Brown doubles down on the version of his due-process claim the district court

rejected on the merits. That is, Brown suggests reasonable jurists could debate

whether his plea “was induced by” the trial court’s false promise. Aplt. Br. at 7

(quoting Mabry v. Johnson, 467 U.S. 504, 509 (1984), disapproved of by Puckett v.

United States, 556 U.S. 129, 138 n.1 (2009)). And he further insists that the “only”

                                            3
appropriate remedies for this alleged constitutional error are either to allow him to

withdraw his plea or to order “specific performance of the [plea] agreement.” Id.

at 6–7 (citing Santobello, 404 U.S. 257).

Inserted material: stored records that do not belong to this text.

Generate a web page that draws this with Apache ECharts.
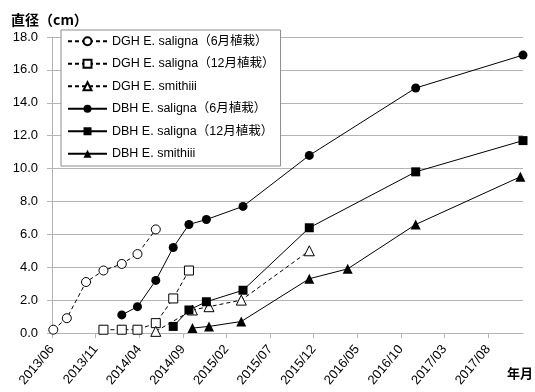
<!DOCTYPE html>
<html><head><meta charset="utf-8">
<script src="https://cdn.jsdelivr.net/npm/echarts@6/dist/echarts.min.js"></script>
<style>html,body{margin:0;padding:0;background:#fff}#c{width:535px;height:392px}</style>
</head><body><div id="c"></div>
<script>
// x values: months since 2013/06
const seriesNames = ['DGH E. saligna（6月植栽）','DGH E. saligna（12月植栽）','DGH E. smithiii','DBH E. saligna（6月植栽）','DBH E. saligna（12月植栽）','DBH E. smithiii'];
const dghSal6X = [0.15, 1.7, 3.9, 5.9, 8.0, 9.8, 11.9];
const dghSal6Y = [0.2, 0.9, 3.1, 3.8, 4.2, 4.8, 6.3];
const dghSal12X = [5.9, 8.0, 9.8, 11.9, 13.9, 15.7];
const dghSal12Y = [0.2, 0.2, 0.2, 0.6, 2.1, 3.8];
const dghSmiX = [11.9, 16.1, 18.0, 21.7, 29.5];
const dghSmiY = [0.1, 1.4, 1.6, 2.0, 5.0];
const dbhSal6X = [8.0, 9.8, 11.9, 13.9, 15.7, 17.7, 21.9, 29.5, 41.7, 54];
const dbhSal6Y = [1.1, 1.6, 3.2, 5.2, 6.6, 6.9, 7.7, 10.8, 14.9, 16.9];
const dbhSal12X = [13.9, 15.7, 17.7, 21.9, 29.5, 41.7, 54];
const dbhSal12Y = [0.4, 1.4, 1.9, 2.6, 6.4, 9.8, 11.7];
const dbhSmiX = [16.1, 18.0, 21.7, 29.5, 33.9, 41.7, 53.7];
const dbhSmiY = [0.3, 0.4, 0.7, 3.3, 3.9, 6.6, 9.5];
const xTickMonths = [0, 5, 10, 15, 20, 25, 30, 35, 40, 45, 50];
const yMin = 0, yMax = 18, yStep = 2;

function pairs(xs, ys){ return xs.map((x,i)=>[x, ys[i]]); }
function monthLabel(m){
  const t = 5 + Math.round(m);
  const y = 2013 + Math.floor(t/12);
  const mo = t % 12 + 1;
  return y + '/' + (mo < 10 ? '0' + mo : mo);
}
const FONT = '"Liberation Sans", "Noto Sans CJK JP", sans-serif';
const GRID = '#b4b4b4';
function mk(name, xs, ys, symbol, size, open, dashed){
  return {
    name, type:'line', data: pairs(xs, ys), symbol, symbolSize: size,
    showSymbol:true, animation:false,
    lineStyle:{color:'#000', width:1, type: dashed ? [4,3] : 'solid'},
    itemStyle: open ? {color:'#fff', borderColor:'#000', borderWidth:1} : {color:'#000', borderColor:'#000', borderWidth:0},
    emphasis:{disabled:true}
  };
}
const chart = echarts.init(document.getElementById('c'), null, {renderer:'canvas'});
chart.setOption({
  animation:false,
  textStyle:{fontFamily:FONT},
  title:[
    {text:'直径（cm）', left:6, top:8, textStyle:{fontFamily:'"Noto Sans CJK JP", sans-serif', fontWeight:'bold', fontSize:14, color:'#000'}},
    {text:'年月', left:502, top:362, textStyle:{fontFamily:'"Noto Sans CJK JP", sans-serif', fontWeight:'bold', fontSize:13, color:'#000'}}
  ],
  grid:{left:52, right:12, top:37, bottom:59, containLabel:false},
  legend:{
    orient:'vertical', left:61, top:30, data: seriesNames,
    itemWidth:39, itemHeight:10, itemGap:10,
    padding:[5, 6, 6, 6],
    borderColor:'#8c8c8c', borderWidth:1, backgroundColor:'#fff',
    textStyle:{fontFamily:FONT, fontSize:12.5, color:'#000'},
    selectedMode:false
  },
  xAxis:{
    type:'value', min:0, max:54,
    axisLine:{show:true, lineStyle:{color:GRID, width:1}},
    axisTick:{show:true, customValues:xTickMonths, length:5, lineStyle:{color:GRID}},
    axisLabel:{customValues:xTickMonths, rotate:50, margin:14, fontSize:13, color:'#000', fontFamily:FONT, formatter:v=>monthLabel(v)},
    splitLine:{show:false}
  },
  yAxis:{
    type:'value', min:yMin, max:yMax, interval:yStep,
    axisLine:{show:true, lineStyle:{color:GRID, width:1}},
    axisTick:{show:true, length:5, lineStyle:{color:GRID}},
    axisLabel:{margin:14, fontSize:13, color:'#000', fontFamily:FONT, formatter:v=>v.toFixed(1)},
    splitLine:{show:true, lineStyle:{color:GRID, width:1}}
  },
  series:[
    mk(seriesNames[0], dghSal6X, dghSal6Y, 'circle', 9, true, true),
    mk(seriesNames[1], dghSal12X, dghSal12Y, 'rect', 9, true, true),
    mk(seriesNames[2], dghSmiX, dghSmiY, 'triangle', 10, true, true),
    mk(seriesNames[3], dbhSal6X, dbhSal6Y, 'circle', 9, false, false),
    mk(seriesNames[4], dbhSal12X, dbhSal12Y, 'rect', 9, false, false),
    mk(seriesNames[5], dbhSmiX, dbhSmiY, 'triangle', 10, false, false)
  ]
});
</script></body></html>
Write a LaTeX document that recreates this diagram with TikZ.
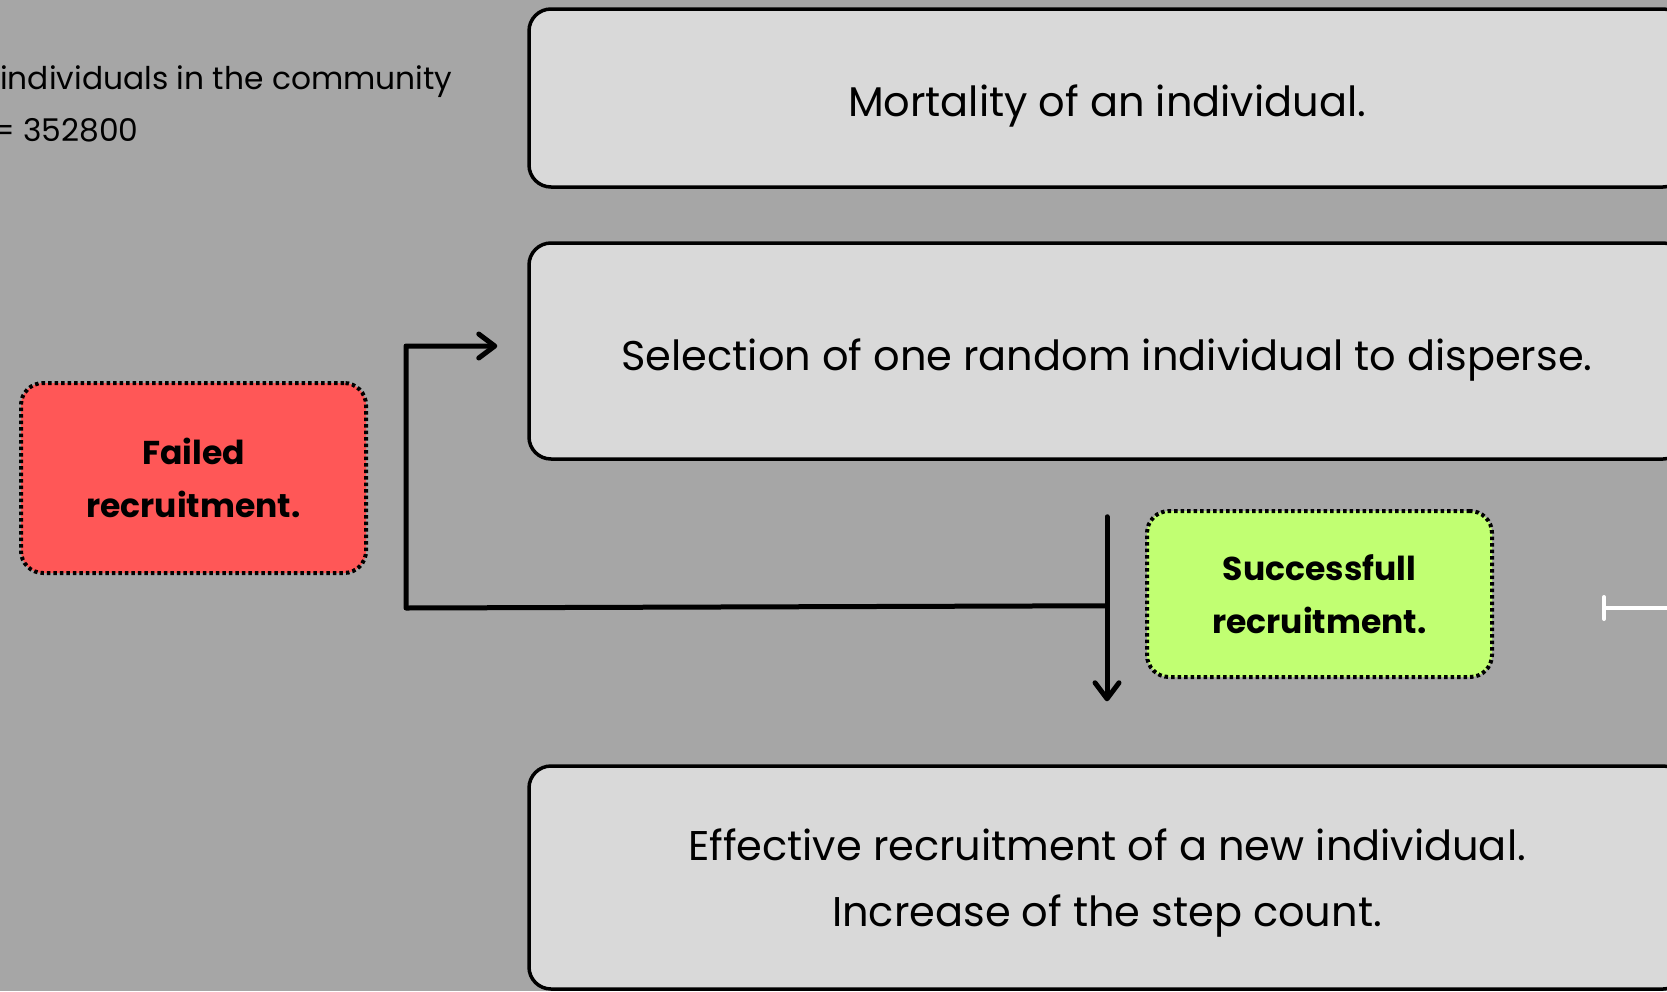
\documentclass[tikz,border=0pt]{standalone}
\usepackage{fontspec}
\setmainfont{Poppins}
\usetikzlibrary{arrows.meta}
\definecolor{canvasgray}{HTML}{A6A6A6}
\definecolor{boxgray}{HTML}{D9D9D9}
\definecolor{failred}{HTML}{FF5757}
\definecolor{okgreen}{HTML}{C1FF72}

\begin{document}
\begin{tikzpicture}[x=1pt,y=-1pt,
  stepbox/.style={draw=black,line width=3.5pt,fill=boxgray,rounded corners=22pt,
    minimum width=1156pt,align=center,font=\fontsize{41.5}{66}\selectfont},
  outcome/.style={draw=black,line width=4pt,dash pattern=on 3.5pt off 3pt,
    rounded corners=22pt,minimum width=345pt,align=center,
    font=\fontsize{33}{53}\selectfont\bfseries},
  flow/.style={line width=5pt,line cap=round,line join=round},
  barb/.style={-{Straight Barb[length=16pt,width=24pt,round]}}]
  \useasboundingbox (0,0) rectangle (1667,991);
  \fill[canvasgray] (0,0) rectangle (1667,991);

  \node[anchor=base west,inner sep=0pt,font=\fontsize{31.3}{40}\selectfont] (popcount) at (0,89) {individuals in the community};
  \node[anchor=base west,inner sep=0pt,font=\fontsize{31.3}{40}\selectfont] (popsize) at (-8,141) {= 352800};

  \node[stepbox,minimum height=178pt,text height=44pt,text depth=8pt] (death) at (1107,98) {Mortality of an individual.};
  \node[stepbox,minimum height=216pt,text height=46pt,text depth=8pt] (pick) at (1107,351) {Selection of one random individual to disperse.};
  \node[stepbox,minimum height=223pt,text depth=-12pt] (recruit) at (1107,877.5)
    {Effective recruitment of a new individual.\\Increase of the step count.};

  \node[outcome,fill=failred,minimum height=190pt] (fail) at (193.5,478) {Failed\\recruitment.};
  \node[outcome,fill=okgreen,minimum height=166pt] (success) at (1319.5,594) {Successfull\\recruitment.};

  \coordinate (drop) at ([yshift=-56pt]pick.south);
  \coordinate (land) at ([yshift=63pt]recruit.north);
  \coordinate (branch) at ([yshift=-145pt]pick.south);
  \coordinate (corner) at (406,608);
  \coordinate (back) at ([xshift=-30pt,yshift=5pt]pick.west);
  \draw[flow,barb] (drop) -- (land);
  \draw[flow,barb] (branch) -- (corner) |- (back);

  \coordinate (stub) at (1602,608);
  \coordinate (offedge) at (1690,608);
  \draw[white,line width=4pt,-{Bar[width=22pt,round]}] (offedge) -- (stub);
\end{tikzpicture}
\end{document}
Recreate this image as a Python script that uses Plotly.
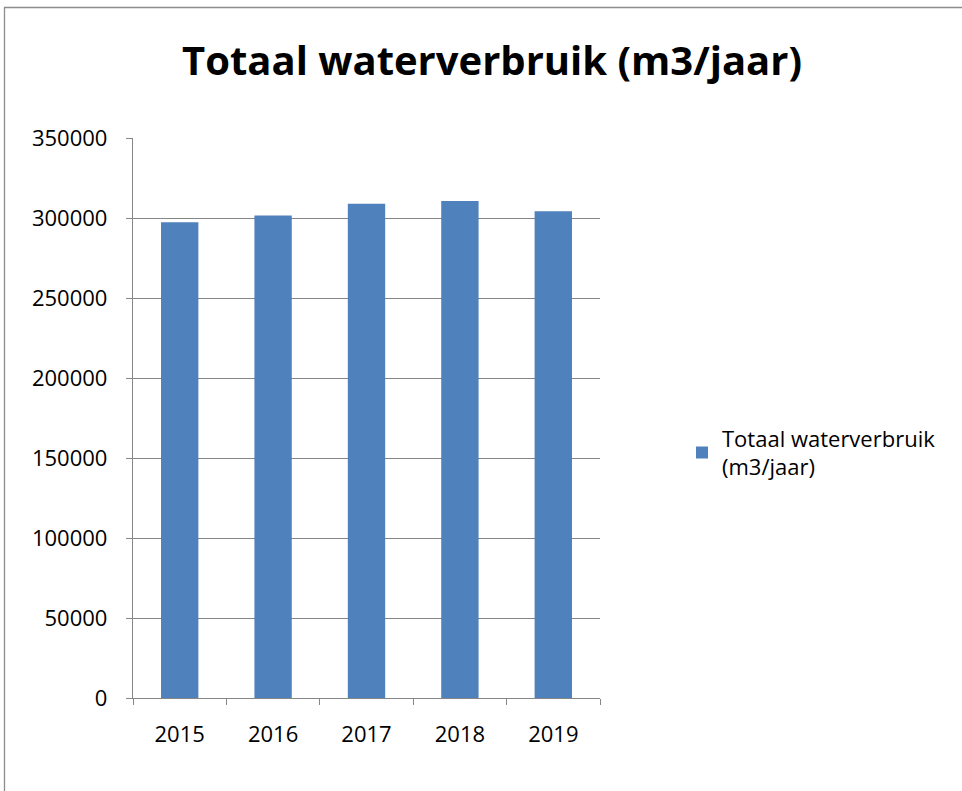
import plotly.graph_objects as go

years = ["2015", "2016", "2017", "2018", "2019"]
values = [297300, 301600, 308900, 310600, 304200]
series_name = "Totaal waterverbruik<br>(m3/jaar)"
title_text = "Totaal waterverbruik (m3/jaar)"
y_ticks = [0, 50000, 100000, 150000, 200000, 250000, 300000, 350000]

W, H = 962, 791
L, R, T, B = 133, 600, 138, 698

fig = go.Figure()
fig.add_trace(go.Bar(x=years, y=values, name=series_name, marker=dict(color="#4F81BD", line=dict(width=0)),
                     showlegend=True))

grid = "#868686"
fig.update_layout(
    width=W, height=H,
    margin=dict(l=L, r=W - R, t=T, b=H - B, pad=0),
    paper_bgcolor="white", plot_bgcolor="white",
    font=dict(family="Open Sans, Liberation Sans, sans-serif", size=22, color="black"),
    title=dict(text="<b>" + title_text + "</b>", x=492 / W, xanchor="center", xref="container",
               y=1 - 61 / H, yanchor="middle", yref="container",
               font=dict(size=40, family="Open Sans, sans-serif", color="black")),
    bargap=0.6,
    showlegend=True,
    legend=dict(x=(682 - L) / (R - L), xanchor="left", y=(B - 453) / (B - T), yanchor="middle",
                font=dict(size=22), bgcolor="rgba(0,0,0,0)", itemwidth=30),
    xaxis=dict(type="category", showline=True, linecolor=grid, linewidth=1.3, ticks="outside",
               tickson="boundaries", ticklen=6, tickcolor=grid, tickwidth=1.3, showgrid=False,
               tickfont=dict(size=22), ticklabelstandoff=16),
    yaxis=dict(range=[0, 350000], tickvals=y_ticks, ticktext=[str(v) for v in y_ticks],
               showline=True, linecolor=grid, linewidth=1.3, ticks="outside", ticklen=6,
               tickcolor=grid, tickwidth=1.3, showgrid=True, gridcolor=grid, gridwidth=1.3,
               zeroline=False, tickfont=dict(size=22), ticklabelstandoff=14),
    shapes=[dict(type="rect", xref="paper", yref="paper",
                 x0=(4.5 - L) / (R - L), x1=(W + 20 - L) / (R - L),
                 y0=(B - (H + 20)) / (B - T), y1=(B - 7.5) / (B - T),
                 line=dict(color="#8C8C8C", width=1.3), fillcolor="rgba(0,0,0,0)", layer="below")],
)

fig.write_html("out.html", config={"displayModeBar": False},
               post_script="document.body.style.margin='0';document.body.style.overflow='hidden';")
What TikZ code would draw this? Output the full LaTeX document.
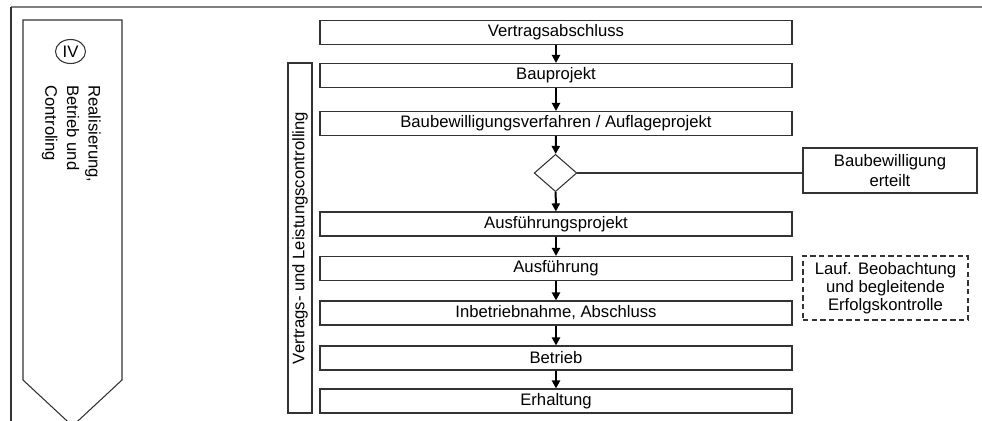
\documentclass[tikz,border=0pt]{standalone}
\usepackage{fontspec}
\setmainfont{Liberation Sans}
\usetikzlibrary{shapes.geometric,arrows.meta}
\definecolor{boxgray}{HTML}{333333}
\definecolor{framegray}{HTML}{7F7F7F}
\begin{document}
\begin{tikzpicture}[x=0.75pt,y=-0.75pt,
  every node/.style={font=\fontsize{12.5pt}{15pt}\selectfont, text=black},
  stepbox/.style={draw=boxgray, line width=0.8pt, minimum width=354pt, minimum height=18pt, inner sep=0pt},
  sidebox/.style={draw=boxgray, line width=0.8pt, align=center, inner sep=0pt},
  flow/.style={-{Triangle[length=6pt,width=6pt]}, line width=1.5pt, black},
  thinline/.style={draw=boxgray, line width=0.8pt}]
\useasboundingbox (0,0) rectangle (982,421);
% outer frame
\coordinate (fbl) at (11,421);
\coordinate (ftl) at (11,7);
\coordinate (ftr) at (982,7);
\draw[framegray, line width=1.5pt] (ftl) -- (ftr);
\draw[boxgray, line width=0.9pt] (fbl) -- (ftl);
% phase arrow
\draw[thinline] (23,20) -- (122,20) -- (122,380) -- (72.5,426) -- (23,380) -- cycle;
\node[ellipse, draw=boxgray, line width=0.8pt, minimum width=22.5pt, minimum height=18pt, inner sep=0pt] (iv) at (70.5,51.5) {IV};
\node[rotate=-90, anchor=north west, align=left, inner sep=0pt, font=\fontsize{12.5pt}{16.2pt}\selectfont] (phase) at (101,85) {Realisierung,\\Betrieb und\\Controling};
% controlling bar
\node[draw=boxgray, line width=0.8pt, rotate=90, minimum width=262.5pt, minimum height=18pt, inner sep=0pt] (ctrl) at (300,238) {Vertrags- und Leistungscontrolling};
% main flow
\node[stepbox] (b1) at (556,32.5) {Vertragsabschluss};
\node[stepbox] (b2) at (556,75.5) {Bauprojekt};
\node[stepbox] (b3) at (556,123.5) {Baubewilligungsverfahren / Auflageprojekt};
\node[diamond, draw=boxgray, line width=0.8pt, minimum width=32pt, minimum height=28pt, inner sep=0pt] (dec) at (555.5,173) {};
\node[stepbox] (b4) at (556,224) {Ausführungsprojekt};
\node[stepbox] (b5) at (556,268.5) {Ausführung};
\node[stepbox] (b6) at (556,313) {Inbetriebnahme, Abschluss};
\node[stepbox] (b7) at (556,358) {Betrieb};
\node[stepbox] (b8) at (556,401) {Erhaltung};
% side boxes
\node[sidebox, minimum width=130.5pt, minimum height=33.75pt] (erteilt) at (890,170.5) {Baubewilligung\\erteilt};
\node[sidebox, dashed, dash pattern=on 4pt off 2.5pt, minimum width=123.75pt, minimum height=48pt, font=\fontsize{12.5pt}{13.6pt}\selectfont] (lauf) at (885.5,288) {Lauf. Beobachtung\\und begleitende\\Erfolgskontrolle};
% connectors
\draw[flow] (b1) -- (b2);
\draw[flow] (b2) -- (b3);
\draw[flow] (b3) -- (dec);
\draw[flow] (dec) -- (b4);
\draw[flow] (b4) -- (b5);
\draw[flow] (b5) -- (b6);
\draw[flow] (b6) -- (b7);
\draw[flow] (b7) -- (b8);
\draw[thinline] (dec.east) -- (dec.east -| erteilt.west);
\end{tikzpicture}
\end{document}
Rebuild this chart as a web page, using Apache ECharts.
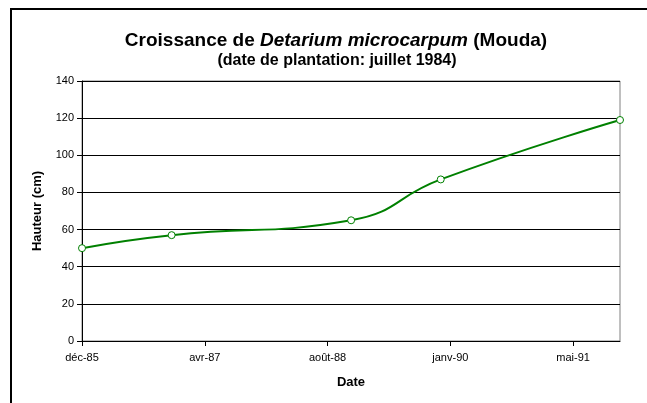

      In short, Brown expresses no disagreement with—and in fact implicitly

endorses—the district court’s procedural basis for rejecting Brown’s potential

appellate-waiver claim. Thus, Brown isn’t entitled to a COA to appeal that aspect of

the district court’s order. See Slack, 529 U.S. at 484. And because Brown fails to

explain why reasonable jurists might find debatable or wrong the district court’s

substantive ruling that any promises the trial court made after Brown pleaded guilty

necessarily couldn’t have influenced Brown’s initial decision to enter a plea, we

likewise decline to issue Brown a COA on that basis. See id.; Kerns, 53 F. App’x

at 866. We therefore deny Brown’s COA request and dismiss this appeal.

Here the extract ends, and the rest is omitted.